Badasses in History: Shaka Zulu

Ah Shaka Zulu.

Really, when it comes to warlords of Sub-Saharan Africa, it doesn’t get much more badass than old Shaka. Though not affiliated with Waka Flocka Flame—as their similar sounding names might lead you to believe—the two men do share some key similarities, in that both opposed the killing of animals: Waka by posing nude for PETA, Shaka by advocating the wholesale slaughter of those tribes not willing to submit to his rule.

Known even today as a military genius, Shaka managed to expand his chiefdom from a tribe 1,500 strong into an Empire spanning more than two million square miles and containing 250,000 subjects—or in modern parlance, the size of two Costcos and a Wall-mart.
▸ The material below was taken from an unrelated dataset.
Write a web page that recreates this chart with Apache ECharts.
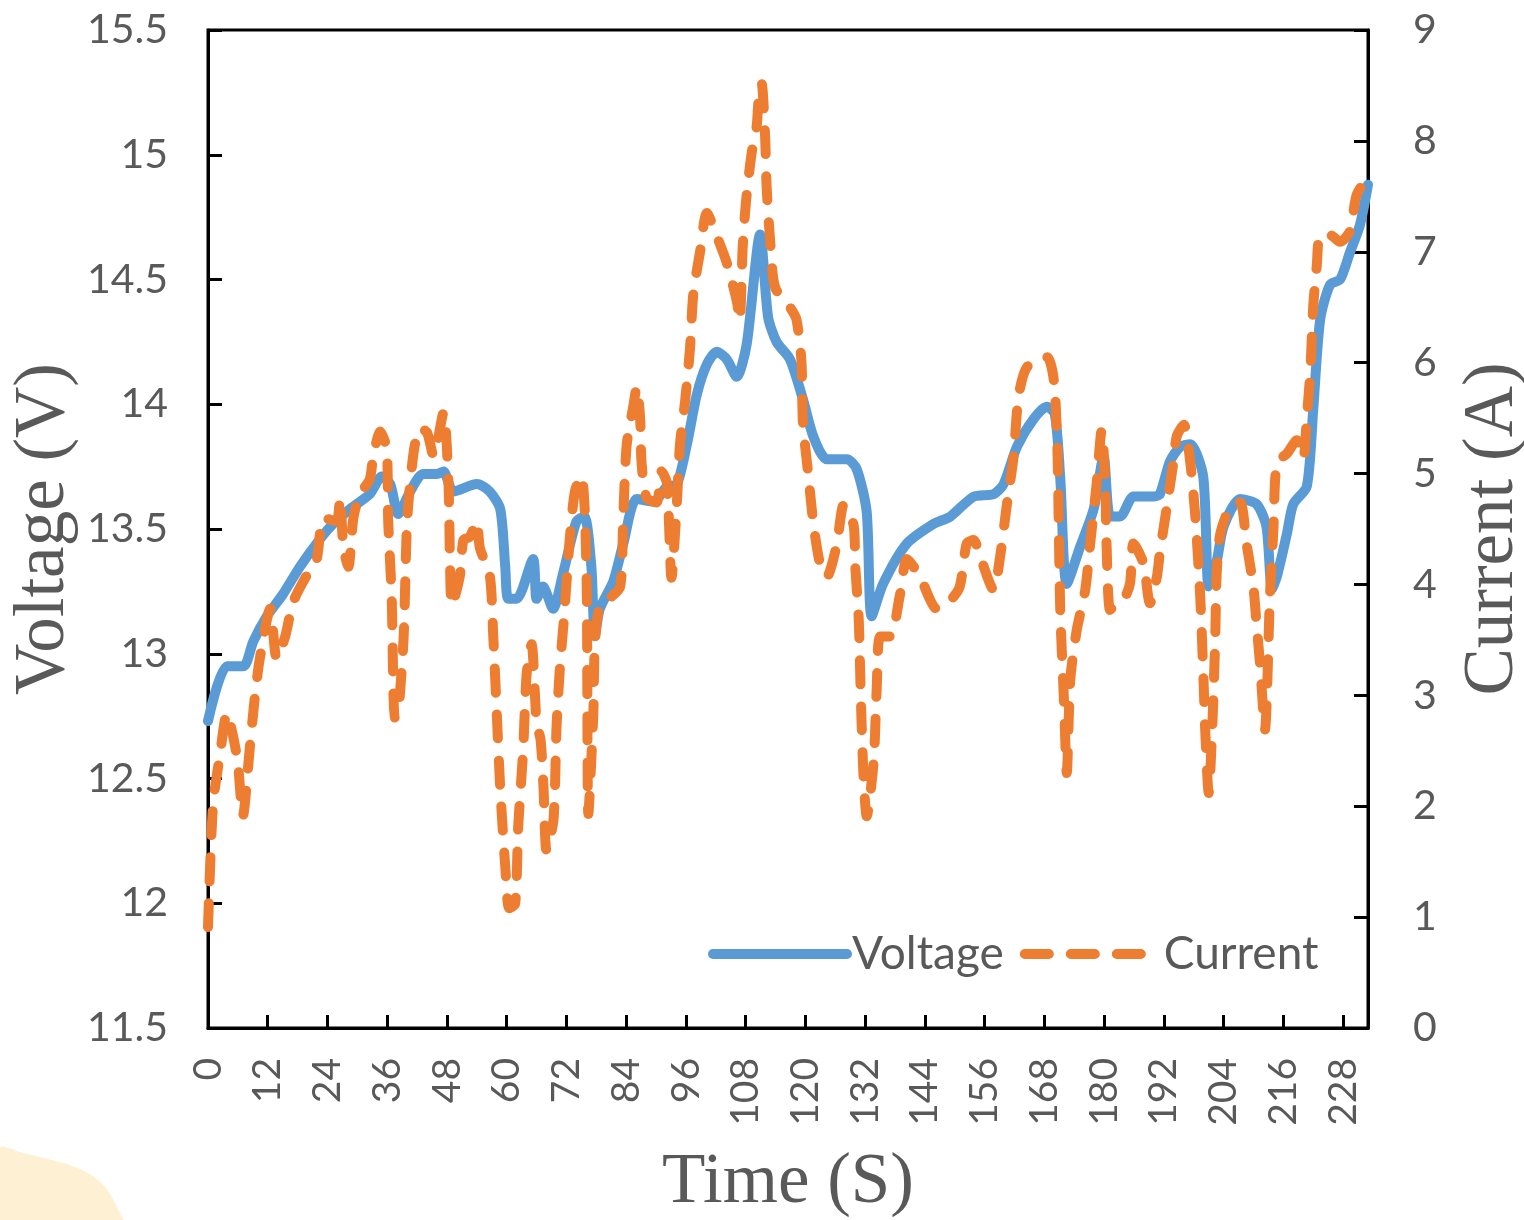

Born with spear in hand (literally; it was a very very difficult pregnancy, let me tell you), Shaka essentially rebuilt the Zulu culture from the ground-up, transforming it into a militaristic war-machine by introducing the “iklwa,” (a short spear, named for the sound it made entering and exiting a foe’s body) the “assegai,” (a throwing spear; you figure this one out) and the spiked shield to his men. More importantly, Shaka also divided his warriors into smaller regiments, and required all his fighters to learn and understand complicated tactics (supplanting the previous “Run-forward-quickly-and-yell-loudly-stabstabstab” system used by his predecessors). In time, his men grew so fit that they could run up to 50 miles in a day. By comparison, most modern Americans can’t run to and from their fridge.[1]

Unsurprisingly, Shaka bitchslapped any rival tribes, giving the losers two choices: join Shaka and renounce their tribal loyalty, or live out the remainder of their lives in peace.
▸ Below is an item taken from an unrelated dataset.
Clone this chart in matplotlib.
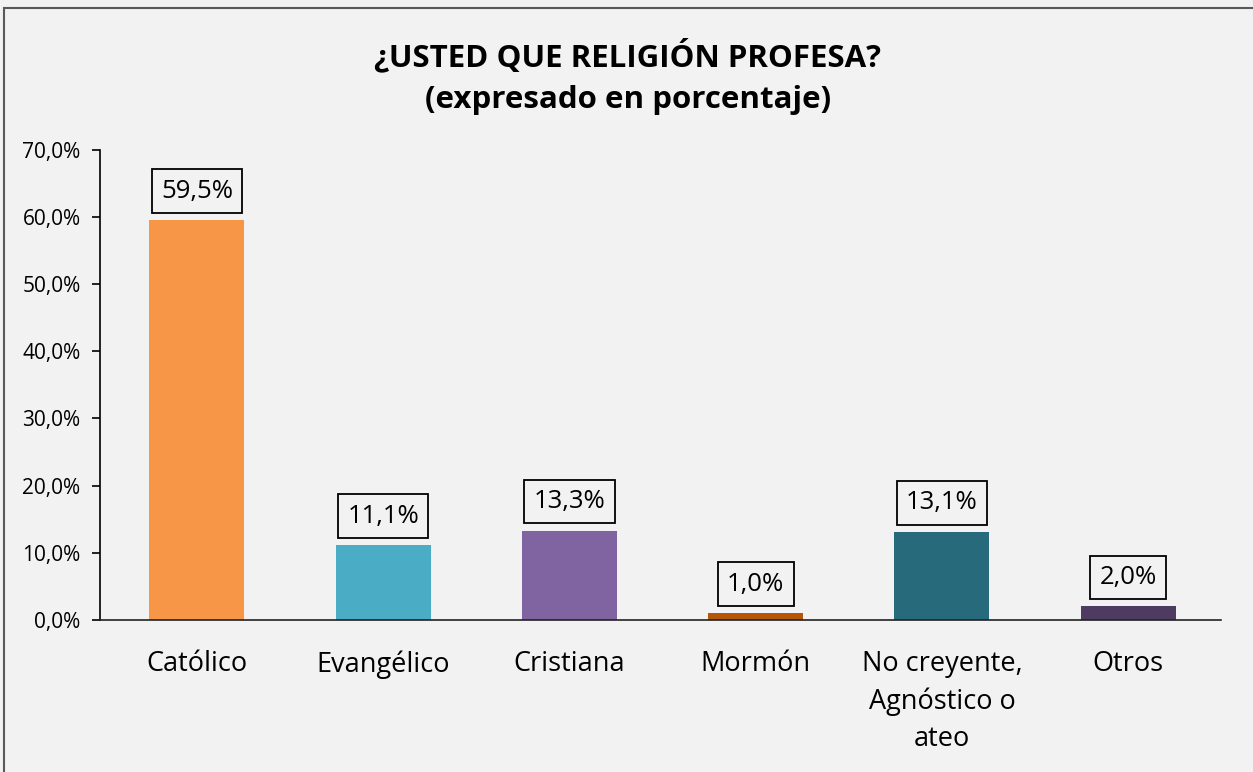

Oops. Homophones and whatnot. I meant pieces (Generally, this meant “the remainder” was in the ballpark of, oh, let’s say twenty seconds?).

As you can imagine, the second option was quite a bit less popular than the first, and as a result, Shaka is one of the lucky few to have finished a war with more people than he started it with, and is widely regarded as having controlled the most powerful and wide-reaching African empire since Ancient Egypt.[3]
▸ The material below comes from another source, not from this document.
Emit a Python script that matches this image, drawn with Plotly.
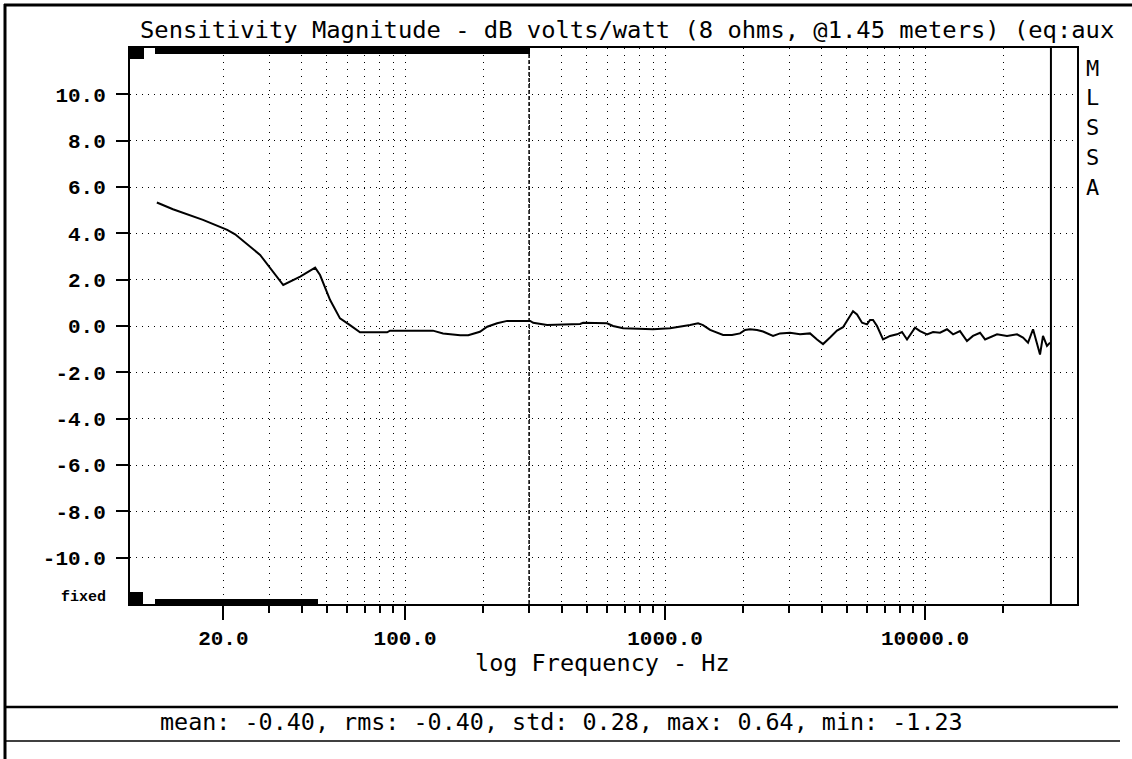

Speaking of the British (read the footnotes, dick), Shaka managed to restrain his homicidal rage long enough to establish peaceful contact (damn, I was hoping for piece-full) and a few trade routes with the old limeys. That said, Shaka was generally more of the kill-first-who-cares-about-questions-anyway type, most notably after the death of his mother. When that happened, Kojak, I mean, Shaka, ordered a three-month period of mourning for all the Zulu people, in which no one was allowed to eat anything (which, you know, you need to do to like, live). Still not satisfied, Shaka went and murdered some cows so that the calves would know what it was like to lose a mother[4], and rounded his grief off by executing 7,000 people who "didn't look sad enough."

With no heads, they definitely looked sadder.

Anyhow, Shaka died in 1828, when his crotch-monkey half-brothers bro-ssassinated him with knives. He’s still remembered even today though as a definite badass.

Kind of a jerk though, right?


[1] You try running carrying a bowl of mash potatoes, two chickens, and one surprisingly unintelligent dog[2]

2 In that he is trying to eat the bowl rather than the potatoes

3 That English and French colonialism crap doesn’t count. If you don’t have a mountain of skulls, you’re not a warlord. Simple as can be.

4 Modern society’s got him beat on this one. Slaughterhouses, yo.